As the title states, the paper demonstrated the three piano-performance-related tasks with pre-trained (and general-purpose) audio encoding embeddings. The authors not only utilized existing task setups but also contributed to composing new datasets (expertise ranking and technique identification). The paper is written clearly and is easy to read.
The paper refers to many related papers and introduces related issues well. However, I expect more literature reviews on the downstream tasks. For example, what is each downstream task's state of the art, and what is the expectation?
The paper covers quite a wide range of topics, as each downstream task does not have a firm benchmark. Thus, the authors also had to propose the dataset and the evaluation procedure. The paper is compact enough, but the experiments could be elaborated on more. That makes me feel the 6-page limit is short for this paper.
I have two concerns about the message of the paper. First, I'm not convinced that the proposed projection model is the proper design for these downstream tasks. The CNN-based model only allows for the analysis of very local features, while difficulty and expertise ranking are expected to require some temporal features. I worried that the conclusion of the paper could not be general.
Second, the correlation between piece selection and expertise ranking is not discussed enough. The network might only consider the piece, not the pianist's touch or sound. The ICPC-2015 dataset slightly resolves it, but I think the discussion on this issue is important but handled enough.
I think the paper has many points of contribution. but also, I believe the paper's main message could be elaborated in both the discussion and the experiment.
- This paper discusses an approach for 3 tasks; expertise ranking, difficulty estimation, and piano technique detection leveraging pre-trained audio encoders.
- Paper also introduces a dataset Pianism-Labelling Dataset (PLD).
- The authors have enumerated the contributions in the introduction.
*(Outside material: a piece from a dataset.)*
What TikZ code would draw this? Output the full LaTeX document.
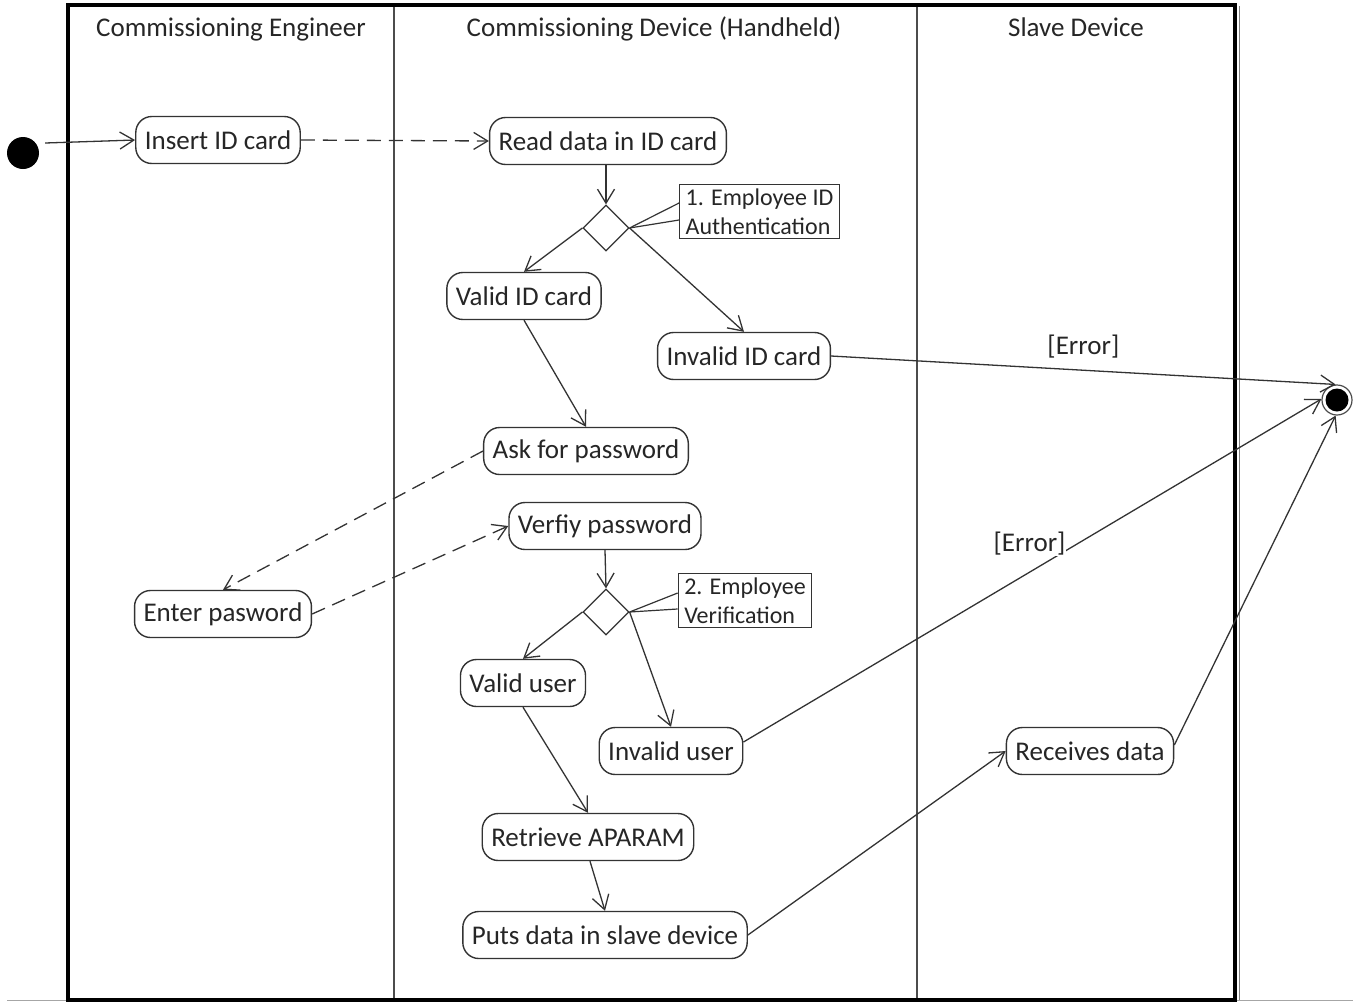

This is helpful for the reader to quickly get a clear idea about the paper.
- This approach is the first of its kind in piano technique detection and expertise ranking. It is good to explicitly state this. The research gap in difficulty estimation is not clear in the Related Work.
- Section 3.1.1: It is not very clear how R4 works, if a pair of performances have the same Q value. Looks like ranking is not possible with this metric when both the performances are from the persons with the same expertise level.
-
It is not clear how the neural network is designed to do the n-way ranking.
-
Fine tuned Audio-MAE is performing better in case of Expertise Ranking whereas fine tuned DAC is performing better in the case of competition dataset. Looking a bit more into the data on which these embeddings are trained with may give an explanation for this.
-
It will be interesting to see the how the embeddings of the performances of expert players differ from that of beginners. This may help to understand the nature of the information, embeddings are able to communicate to the further layers in the neural network.
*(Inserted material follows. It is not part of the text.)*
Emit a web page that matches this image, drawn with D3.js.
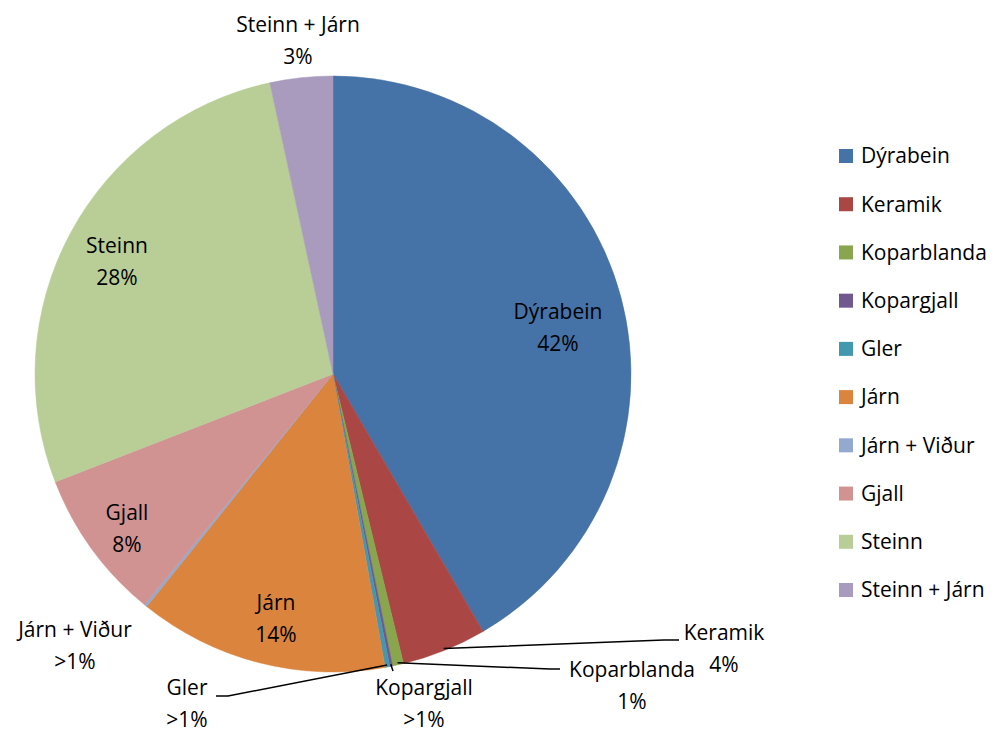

The authors present a relatively simple approach for the discussed tasks among which some of the tasks are novel. Experiments are quite rigourous considering different embeddings and, the design of the medthodology is driven by the nature of the tasks. Various relevant metrics are employed for evaluation.
The paper proposes new performance-based music evaluation tasks, introduces a new dataset, and evaluates several deep pretrained audio music models as feature generators for solving the tasks. The paper presents initial experiments with the tasks, but they are well executed and highlight the gaps that need to be addressed in the future.
Some comments: - since fine-tuning does not seem to improve results or even seems to worsen them - explain how you chose the fine-tuning parameters (e.g. learning rate, number of epochs, etc.) and whether they might play a role in this. - I would not attribute the poorer performance of the expertise ranking in the Chopin competition to the "sight over sound phenomenon". I would imagine that it has much more to do with the fact that most of the participants in the competition are experts, whereas the model is trained to distinguish between beginner, advanced and virtuoso levels.
I mainly added to the background and literature reviews to make them more coherent with the work itself, as well as some explanation on the results. I'd love to add more discussions as suggested, but was limited by space.
I also highlighted some details that the reviewer are confused about.